= Supplied information =

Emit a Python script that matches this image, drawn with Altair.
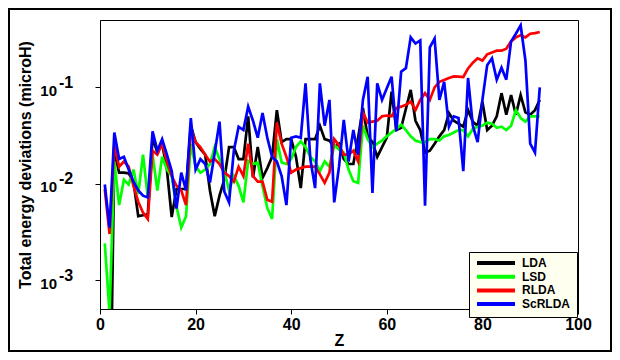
import altair as alt
import pandas as pd

Z = list(range(1, 93))

LDA = [1e-5, 1e-5, 0.022, 0.013, 0.013, 0.0128, 0.0105, 0.0046, 0.0047, 0.0048,
       0.03, 0.021, 0.026, 0.014, 0.0045, 0.0088, 0.0088, 0.0088, 0.04, 0.027,
       0.023, 0.02, 0.0085, 0.0046, 0.0075, 0.011, 0.024, 0.024, 0.018, 0.018,
       0.05, 0.0116, 0.024, 0.0115, 0.0145, 0.019, 0.058, 0.027, 0.029, 0.029,
       0.019, 0.009, 0.029, 0.029, 0.029, 0.04, 0.029, 0.028, 0.024, 0.026,
       0.018, 0.016, 0.016, 0.03, 0.061, 0.031, 0.027, 0.019, 0.024, 0.03,
       0.09, 0.036, 0.038, 0.06, 0.094, 0.045, 0.036, 0.021, 0.022, 0.026,
       0.031, 0.036, 0.054, 0.045, 0.042, 0.039, 0.058, 0.044, 0.04, 0.071,
       0.036, 0.04, 0.05, 0.087, 0.052, 0.083, 0.052, 0.083, 0.055, 0.052,
       0.058, 0.074]

LSD = [0.0024, 0.00045, 0.017, 0.006, 0.011, 0.0098, 0.014, 0.0078, 0.02, 0.0072,
       0.02, 0.0085, 0.019, 0.014, 0.012, 0.0058, 0.0035, 0.0046, 0.026, 0.015,
       0.013, 0.014, 0.016, 0.024, 0.018, 0.0135, 0.0085, 0.012, 0.0095, 0.0064,
       0.0172, 0.016, 0.0166, 0.0094, 0.0056, 0.0043, 0.029, 0.0166, 0.016, 0.018,
       0.024, 0.0275, 0.024, 0.019, 0.017, 0.0135, 0.017, 0.015, 0.025, 0.0226,
       0.021, 0.014, 0.0106, 0.0102, 0.04, 0.029, 0.024, 0.026, 0.028, 0.031,
       0.034, 0.037, 0.041, 0.036, 0.031, 0.028, 0.027, 0.027, 0.029, 0.029,
       0.028, 0.031, 0.032, 0.034, 0.036, 0.036, 0.031, 0.037, 0.039, 0.04,
       0.043, 0.042, 0.038, 0.039, 0.036, 0.04, 0.058, 0.048, 0.044, 0.05,
       0.05, 0.05]

RLDA = [0.0088, 0.003, 0.025, 0.015, 0.017, 0.015, 0.0095, 0.0065, 0.005, 0.0043,
        0.022, 0.02, 0.026, 0.017, 0.012, 0.0095, 0.0085, 0.006, 0.037, 0.027,
        0.024, 0.02, 0.017, 0.018, 0.016, 0.013, 0.012, 0.0105, 0.015, 0.012,
        0.026, 0.012, 0.0105, 0.0105, 0.0068, 0.0065, 0.043, 0.026, 0.019, 0.013,
        0.014, 0.0145, 0.015, 0.015, 0.015, 0.0125, 0.0102, 0.013, 0.029, 0.025,
        0.02, 0.02, 0.022, 0.017, 0.055, 0.043, 0.044, 0.045, 0.05, 0.051,
        0.05, 0.061, 0.063, 0.066, 0.071, 0.058, 0.074, 0.087, 0.074, 0.1,
        0.114, 0.119, 0.125, 0.13, 0.129, 0.128, 0.157, 0.18, 0.2, 0.19,
        0.22, 0.23, 0.24, 0.24, 0.252, 0.3, 0.33, 0.347, 0.33, 0.36,
        0.365, 0.375]

ScRLDA = [0.0098, 0.0035, 0.034, 0.018, 0.019, 0.014, 0.0105, 0.0085, 0.0075, 0.0072,
          0.035, 0.022, 0.029, 0.02, 0.0135, 0.0055, 0.013, 0.0085, 0.048, 0.014,
          0.018, 0.016, 0.0103, 0.021, 0.044, 0.0083, 0.0064, 0.022, 0.039, 0.036,
          0.063, 0.045, 0.03, 0.054, 0.03, 0.019, 0.017, 0.012, 0.006, 0.03,
          0.031, 0.03, 0.11, 0.018, 0.009, 0.11, 0.04, 0.074, 0.0064, 0.015,
          0.046, 0.017, 0.036, 0.02, 0.074, 0.129, 0.008, 0.11, 0.074, 0.098,
          0.129, 0.035, 0.145, 0.158, 0.33, 0.285, 0.307, 0.0059, 0.26, 0.32,
          0.074, 0.114, 0.039, 0.05, 0.048, 0.0135, 0.125, 0.04, 0.027, 0.074,
          0.17, 0.2, 0.12, 0.16, 0.12, 0.3, 0.36, 0.44, 0.19, 0.026,
          0.021, 0.1]

SERIES = ["LDA", "LSD", "RLDA", "ScRLDA"]
COLORS = ["#000000", "#00ff00", "#ff0000", "#0000ff"]
Y_TICKS = [0.001, 0.01, 0.1]
Y_EXPS = ["-3", "-2", "-1"]
X_TICKS = [0, 20, 40, 60, 80, 100]
Y_TITLE = "Total energy deviations (microH)"

FONT = "Liberation Sans"

rows = []
for name, vals in zip(SERIES, [LDA, LSD, RLDA, ScRLDA]):
    for z, v in zip(Z, vals):
        rows.append({"Z": z, "dev": v, "method": name})
df = pd.DataFrame(rows)

yscale = alt.Scale(type="log", domain=[0.0005, 0.5], nice=False)
xscale = alt.Scale(domain=[0, 100], nice=False)

yaxis = alt.Axis(values=Y_TICKS, labels=False, grid=False, tickSize=5,
                 tickColor="black", domainColor="black", title=Y_TITLE,
                 titleFont=FONT, titleFontSize=16, titleFontWeight="bold",
                 titleColor="black", titlePadding=61)

lines = alt.Chart(df).mark_line(strokeWidth=2.7, clip=True).encode(
    x=alt.X("Z:Q", scale=xscale,
            axis=alt.Axis(values=X_TICKS, title="Z", grid=False, tickSize=5,
                          tickColor="black", domainColor="black", labelFlush=False,
                          labelFont=FONT, labelFontSize=16, labelFontWeight="bold",
                          labelColor="black", labelPadding=2,
                          titleFont=FONT, titleFontSize=16, titleFontWeight="bold",
                          titleColor="black", titlePadding=0)),
    y=alt.Y("dev:Q", scale=yscale, axis=yaxis, title=Y_TITLE),
    color=alt.Color("method:N",
                    scale=alt.Scale(domain=SERIES, range=COLORS),
                    sort=SERIES,
                    legend=alt.Legend(title=None, orient="none", legendX=369, legendY=232,
                                      fillColor="#fffff0", strokeColor="black",
                                      padding=6, symbolType="stroke", symbolSize=1444,
                                      symbolStrokeWidth=4, clipHeight=10, rowPadding=1.7,
                                      labelOffset=5, symbolOffset=0,
                                      labelFont=FONT, labelFontSize=12,
                                      labelFontWeight="bold", labelColor="black")),
    order=alt.Order("Z:Q"),
    detail="method:N",
)

tick_df = pd.DataFrame({"v": Y_TICKS, "e": Y_EXPS, "b": ["10"] * 3})

base_lbl = alt.Chart(tick_df).mark_text(
    align="right", baseline="alphabetic", dy=8.7, font=FONT, fontSize=15,
    fontWeight="bold", color="black"
).encode(x=alt.value(-43), y=alt.Y("v:Q", scale=yscale, axis=yaxis, title=Y_TITLE),
         text="b:N")

exp_lbl = alt.Chart(tick_df).mark_text(
    align="left", baseline="alphabetic", dy=0.7, font=FONT, fontSize=16,
    fontWeight="bold", color="black"
).encode(x=alt.value(-41), y=alt.Y("v:Q", scale=yscale, axis=yaxis, title=Y_TITLE),
         text="e:N")

frame = alt.Chart(pd.DataFrame({"a": [0]})).mark_rect(
    filled=False, stroke="black", strokeWidth=2
).encode(x=alt.value(-91), x2=alt.value(511), y=alt.value(-11), y2=alt.value(331))

chart = alt.layer(lines, base_lbl, exp_lbl, frame).properties(
    width=478, height=289,
    autosize=alt.AutoSizeParams(type="none"),
    padding={"left": 92, "top": 12, "right": 34, "bottom": 43},
    background="white",
).configure_view(stroke="black", strokeWidth=1)

chart.save("out.html", embed_options={"renderer": "svg", "actions": False})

= Written problem =
Begin at the top of the material above and output each line exactly, stopping after the line that holds "Z = list(range(1, 93))". Leave out pictures.

= Reply to the task =
Emit a Python script that matches this image, drawn with Altair.
import altair as alt
import pandas as pd

Z = list(range(1, 93))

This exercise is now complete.